### WHAT IS REQUIRED
Pictures stay out of the copy. Repeat exactly the lines from the first entry below through the line that contains "Chart.register(...registerables);", and nothing beyond.

### RECORD SET
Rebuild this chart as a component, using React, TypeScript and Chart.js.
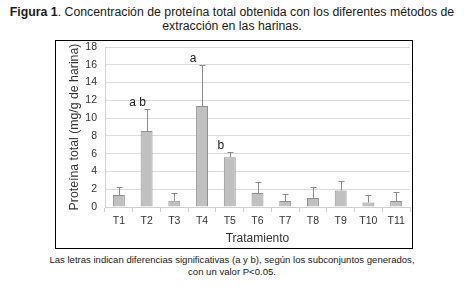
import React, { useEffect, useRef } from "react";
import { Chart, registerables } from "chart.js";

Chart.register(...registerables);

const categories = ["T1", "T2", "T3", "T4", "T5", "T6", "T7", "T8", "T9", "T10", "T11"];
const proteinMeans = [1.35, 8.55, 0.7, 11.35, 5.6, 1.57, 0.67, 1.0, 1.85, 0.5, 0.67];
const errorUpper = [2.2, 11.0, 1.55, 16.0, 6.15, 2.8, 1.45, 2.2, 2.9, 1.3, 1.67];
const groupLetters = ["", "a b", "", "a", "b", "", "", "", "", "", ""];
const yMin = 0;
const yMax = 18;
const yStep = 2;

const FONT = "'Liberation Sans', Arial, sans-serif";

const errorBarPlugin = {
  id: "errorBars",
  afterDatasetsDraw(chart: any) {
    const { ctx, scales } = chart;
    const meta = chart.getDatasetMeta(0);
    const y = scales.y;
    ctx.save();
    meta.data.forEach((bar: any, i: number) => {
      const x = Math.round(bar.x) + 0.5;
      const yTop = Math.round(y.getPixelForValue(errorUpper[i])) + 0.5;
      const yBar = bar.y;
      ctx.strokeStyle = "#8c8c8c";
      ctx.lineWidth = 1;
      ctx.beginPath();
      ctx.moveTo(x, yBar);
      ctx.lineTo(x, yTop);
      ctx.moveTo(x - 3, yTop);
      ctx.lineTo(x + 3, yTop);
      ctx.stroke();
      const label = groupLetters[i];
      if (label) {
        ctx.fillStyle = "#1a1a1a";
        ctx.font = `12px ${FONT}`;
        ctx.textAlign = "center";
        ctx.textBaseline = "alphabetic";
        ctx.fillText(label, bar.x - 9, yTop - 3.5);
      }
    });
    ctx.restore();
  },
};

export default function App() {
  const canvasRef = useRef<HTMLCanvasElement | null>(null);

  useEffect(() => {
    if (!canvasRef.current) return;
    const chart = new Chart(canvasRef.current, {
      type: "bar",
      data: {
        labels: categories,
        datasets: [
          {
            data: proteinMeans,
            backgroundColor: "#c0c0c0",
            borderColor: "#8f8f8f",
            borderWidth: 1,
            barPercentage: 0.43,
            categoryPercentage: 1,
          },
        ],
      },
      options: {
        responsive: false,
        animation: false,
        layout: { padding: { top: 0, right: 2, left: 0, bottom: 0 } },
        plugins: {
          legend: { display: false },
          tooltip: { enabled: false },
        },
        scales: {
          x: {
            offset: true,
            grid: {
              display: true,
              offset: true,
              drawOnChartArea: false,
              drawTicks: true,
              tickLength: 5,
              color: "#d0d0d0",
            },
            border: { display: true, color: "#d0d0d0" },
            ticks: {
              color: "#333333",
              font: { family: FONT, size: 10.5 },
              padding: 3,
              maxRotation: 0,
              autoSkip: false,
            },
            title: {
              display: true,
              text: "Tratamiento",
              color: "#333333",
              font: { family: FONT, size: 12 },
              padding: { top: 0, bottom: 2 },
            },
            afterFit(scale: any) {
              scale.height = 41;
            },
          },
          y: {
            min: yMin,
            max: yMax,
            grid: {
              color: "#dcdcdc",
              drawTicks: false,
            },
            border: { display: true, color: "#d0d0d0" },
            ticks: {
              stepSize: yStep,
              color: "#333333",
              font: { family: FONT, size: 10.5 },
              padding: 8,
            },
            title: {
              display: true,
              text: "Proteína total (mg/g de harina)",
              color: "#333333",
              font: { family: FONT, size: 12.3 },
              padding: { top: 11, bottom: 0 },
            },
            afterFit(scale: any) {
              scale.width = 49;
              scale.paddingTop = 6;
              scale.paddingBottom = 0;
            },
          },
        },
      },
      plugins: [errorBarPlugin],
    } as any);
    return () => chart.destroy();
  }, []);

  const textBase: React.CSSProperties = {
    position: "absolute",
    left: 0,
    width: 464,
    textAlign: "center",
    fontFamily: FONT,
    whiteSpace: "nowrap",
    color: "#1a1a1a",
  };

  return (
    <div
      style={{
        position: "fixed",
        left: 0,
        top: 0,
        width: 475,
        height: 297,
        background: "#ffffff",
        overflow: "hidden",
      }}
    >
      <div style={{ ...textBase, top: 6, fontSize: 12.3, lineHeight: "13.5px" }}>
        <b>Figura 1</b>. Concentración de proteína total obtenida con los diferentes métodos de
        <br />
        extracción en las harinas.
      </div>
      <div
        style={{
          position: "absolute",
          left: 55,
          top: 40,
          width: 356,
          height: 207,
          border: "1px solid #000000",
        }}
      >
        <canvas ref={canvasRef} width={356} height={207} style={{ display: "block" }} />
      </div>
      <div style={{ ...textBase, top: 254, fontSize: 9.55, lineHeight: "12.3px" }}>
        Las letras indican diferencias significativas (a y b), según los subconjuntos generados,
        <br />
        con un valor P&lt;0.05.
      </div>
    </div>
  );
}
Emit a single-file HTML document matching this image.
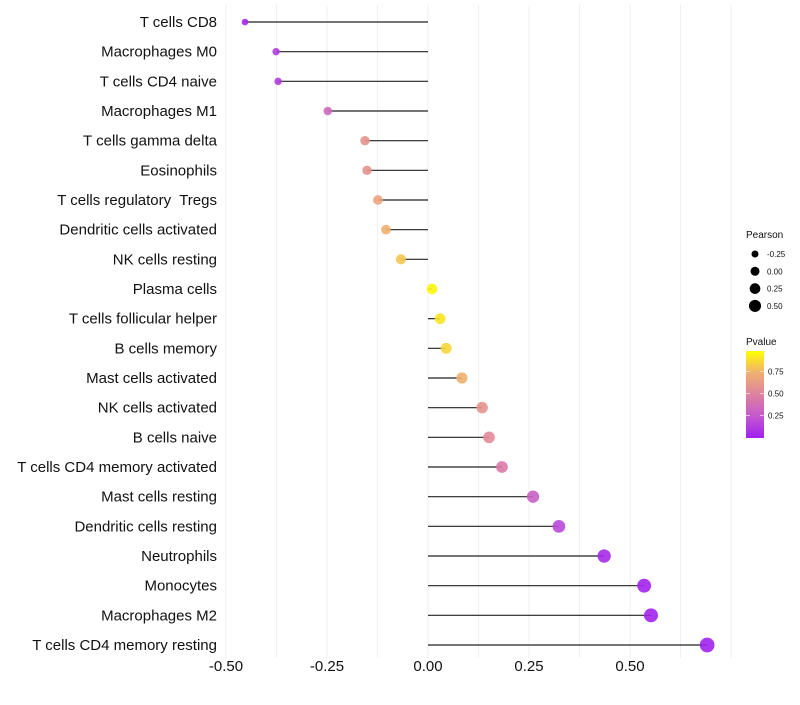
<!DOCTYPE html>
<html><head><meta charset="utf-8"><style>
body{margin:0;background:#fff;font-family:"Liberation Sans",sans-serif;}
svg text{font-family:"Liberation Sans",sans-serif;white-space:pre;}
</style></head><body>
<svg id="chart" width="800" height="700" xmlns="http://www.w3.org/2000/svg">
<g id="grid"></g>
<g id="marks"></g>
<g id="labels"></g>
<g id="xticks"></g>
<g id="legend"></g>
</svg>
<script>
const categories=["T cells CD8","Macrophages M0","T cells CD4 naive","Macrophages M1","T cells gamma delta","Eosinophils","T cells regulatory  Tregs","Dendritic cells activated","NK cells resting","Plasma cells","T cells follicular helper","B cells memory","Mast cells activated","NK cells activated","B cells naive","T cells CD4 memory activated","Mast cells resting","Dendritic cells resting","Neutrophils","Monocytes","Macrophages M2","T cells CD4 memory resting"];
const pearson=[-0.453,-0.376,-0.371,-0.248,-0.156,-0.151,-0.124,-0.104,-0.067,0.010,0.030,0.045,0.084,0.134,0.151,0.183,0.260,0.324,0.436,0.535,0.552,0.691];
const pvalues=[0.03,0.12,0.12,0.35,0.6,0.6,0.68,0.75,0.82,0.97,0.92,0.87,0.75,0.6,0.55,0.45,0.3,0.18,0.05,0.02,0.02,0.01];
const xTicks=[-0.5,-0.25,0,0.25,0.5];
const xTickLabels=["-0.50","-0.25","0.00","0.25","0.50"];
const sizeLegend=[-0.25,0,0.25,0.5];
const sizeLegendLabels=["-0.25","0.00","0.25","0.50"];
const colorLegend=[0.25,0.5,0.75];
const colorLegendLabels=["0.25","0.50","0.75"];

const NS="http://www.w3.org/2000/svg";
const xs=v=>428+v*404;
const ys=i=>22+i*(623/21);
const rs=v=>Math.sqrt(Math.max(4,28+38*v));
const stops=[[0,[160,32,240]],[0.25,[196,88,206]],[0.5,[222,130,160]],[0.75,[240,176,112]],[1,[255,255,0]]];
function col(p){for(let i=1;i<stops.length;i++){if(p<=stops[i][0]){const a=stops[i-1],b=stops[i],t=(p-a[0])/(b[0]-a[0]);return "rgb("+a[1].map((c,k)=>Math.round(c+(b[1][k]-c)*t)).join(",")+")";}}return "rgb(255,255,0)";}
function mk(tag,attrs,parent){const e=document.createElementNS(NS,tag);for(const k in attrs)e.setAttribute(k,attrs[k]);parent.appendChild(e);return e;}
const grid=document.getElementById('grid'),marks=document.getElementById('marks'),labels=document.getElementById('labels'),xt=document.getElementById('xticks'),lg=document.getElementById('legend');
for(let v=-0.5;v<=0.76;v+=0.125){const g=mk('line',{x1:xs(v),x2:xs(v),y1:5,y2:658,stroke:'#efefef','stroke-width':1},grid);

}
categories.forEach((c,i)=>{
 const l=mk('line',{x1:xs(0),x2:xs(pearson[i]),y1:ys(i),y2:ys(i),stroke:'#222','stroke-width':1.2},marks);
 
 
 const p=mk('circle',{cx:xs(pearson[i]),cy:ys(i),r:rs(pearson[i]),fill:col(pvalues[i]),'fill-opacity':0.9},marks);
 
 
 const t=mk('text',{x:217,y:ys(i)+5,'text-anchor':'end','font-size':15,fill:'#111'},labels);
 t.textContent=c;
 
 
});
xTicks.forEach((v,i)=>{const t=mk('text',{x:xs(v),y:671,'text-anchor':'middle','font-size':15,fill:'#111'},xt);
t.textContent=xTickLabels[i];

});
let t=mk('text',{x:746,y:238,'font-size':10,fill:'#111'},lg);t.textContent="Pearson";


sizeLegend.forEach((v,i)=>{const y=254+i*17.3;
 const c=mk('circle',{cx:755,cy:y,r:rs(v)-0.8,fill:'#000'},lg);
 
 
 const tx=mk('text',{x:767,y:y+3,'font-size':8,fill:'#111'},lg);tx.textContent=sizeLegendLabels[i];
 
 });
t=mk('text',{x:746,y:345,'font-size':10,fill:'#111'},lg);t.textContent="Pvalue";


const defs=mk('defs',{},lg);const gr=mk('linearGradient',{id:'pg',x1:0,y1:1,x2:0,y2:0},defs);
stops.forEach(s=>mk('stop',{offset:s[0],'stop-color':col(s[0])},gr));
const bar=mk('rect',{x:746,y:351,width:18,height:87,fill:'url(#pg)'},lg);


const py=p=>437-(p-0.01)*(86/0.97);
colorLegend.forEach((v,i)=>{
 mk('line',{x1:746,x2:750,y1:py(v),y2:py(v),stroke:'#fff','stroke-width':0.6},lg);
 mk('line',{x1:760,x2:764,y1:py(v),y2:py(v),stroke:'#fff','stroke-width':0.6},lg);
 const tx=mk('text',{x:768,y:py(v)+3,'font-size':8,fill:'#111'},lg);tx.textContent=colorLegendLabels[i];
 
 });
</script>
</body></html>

### REPLY
Rebuild this chart as a component, using React, TypeScript and Chart.js.
import React, { useEffect, useRef } from "react";
import { Chart, registerables } from "chart.js";

Chart.register(...registerables);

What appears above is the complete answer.